Wednesday, April 15, 2015

Mandatory minimum sentencing struck down by Canada's top court

Supreme Court strikes at mandatory-minimum sentences | Ottawa Citizen - Ian MacLeod:

April 14, 2015 - "The Conservative government reaffirmed its tough-on-crime commitment Tuesday, trying to appear undeterred by yet another Supreme Court of Canada decision striking down as unconstitutional a showcase statute in its signature anti-crime agenda.

"The government’s mandatory-minimum sentencing regime for illegal possession of a firearm, introduced in 2008 as part of the Tackling Violent Crime Act, violates Section 12 of the Charter of Rights because it has the potential to be cruel and unusual punishment, the court ruled in a 6-3 decision.

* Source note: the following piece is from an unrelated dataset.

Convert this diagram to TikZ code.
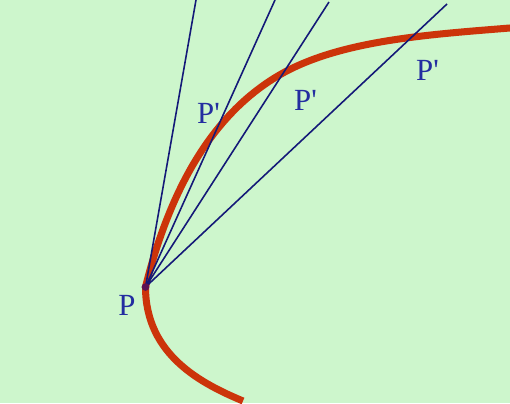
\documentclass[tikz,border=0pt]{standalone}
\usepackage{fontspec}
\setmainfont{Liberation Serif}
\definecolor{bggreen}{RGB}{205,246,204}
\definecolor{curvered}{RGB}{204,52,10}
\definecolor{linenavy}{RGB}{20,25,120}
\definecolor{labelblue}{RGB}{35,45,160}
\tikzset{
  secant/.style={linenavy,line width=0.9pt},
  ptlabel/.style={labelblue,font=\fontsize{17.5}{20}\selectfont}
}
\begin{document}
\begin{tikzpicture}
\fill[bggreen] (0,0) rectangle (10.2,8.06);
\useasboundingbox (0,0) rectangle (10.2,8.06);
\coordinate (P) at (2.91,2.32);
\coordinate (Q) at (5.66,6.60);
\coordinate (A1) at (3.92,8.06);
\coordinate (A2) at (5.50,8.06);
\coordinate (A3) at (6.58,8.02);
\coordinate (A4) at (8.94,7.98);
\draw[curvered,line width=4pt,line cap=butt] (4.86,0.04)
  .. controls (4.05,0.38) and (2.91,0.95) .. (P)
  .. controls (3.46,4.52) and (4.40,5.90) .. (Q)
  .. controls (6.86,7.26) and (8.6,7.37) .. (10.2,7.50);
\foreach \e in {A1,A2,A3,A4}
  \draw[secant] (P) -- (\e);
\fill[linenavy!70!red] (P) circle (2.2pt);
\node[ptlabel] (lP) at (2.54,1.96) {P};
\node[ptlabel] (lP1) at (4.17,5.80) {P\textquotesingle};
\node[ptlabel] (lP2) at (6.11,6.06) {P\textquotesingle};
\node[ptlabel] (lP3) at (8.55,6.66) {P\textquotesingle};
\end{tikzpicture}
\end{document}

"The judgment is the seventh major defeat for the government and its policies and arguments at the hands of the Supreme Court since 2011.

"Its anti-crime agenda in particular has now suffered three stinging blows. High-court rulings struck down as unconstitutional Conservative statutes limiting inmates’ credit for pre-trial time spent in custody, and changes to parole eligibility....

"The now-impugned law increased the minimum sentence for some gun-related crimes, including possession of a loaded firearm – from one year to three years for a first offence, and from one year to five years for a second. It also imposed a five-year minimum sentence on those previously convicted of serious, weapons-related crimes....

"Tuesday’s judgment striking down the law was not unanimous. The majority on the court found that imposing stiff new penitentiary sentences for weapons-related offences will not, in most cases, violate the Charter. In fact, in the two specific weapons-related cases being heard on appeal, it found the sentencing regime was appropriate in each and upheld them."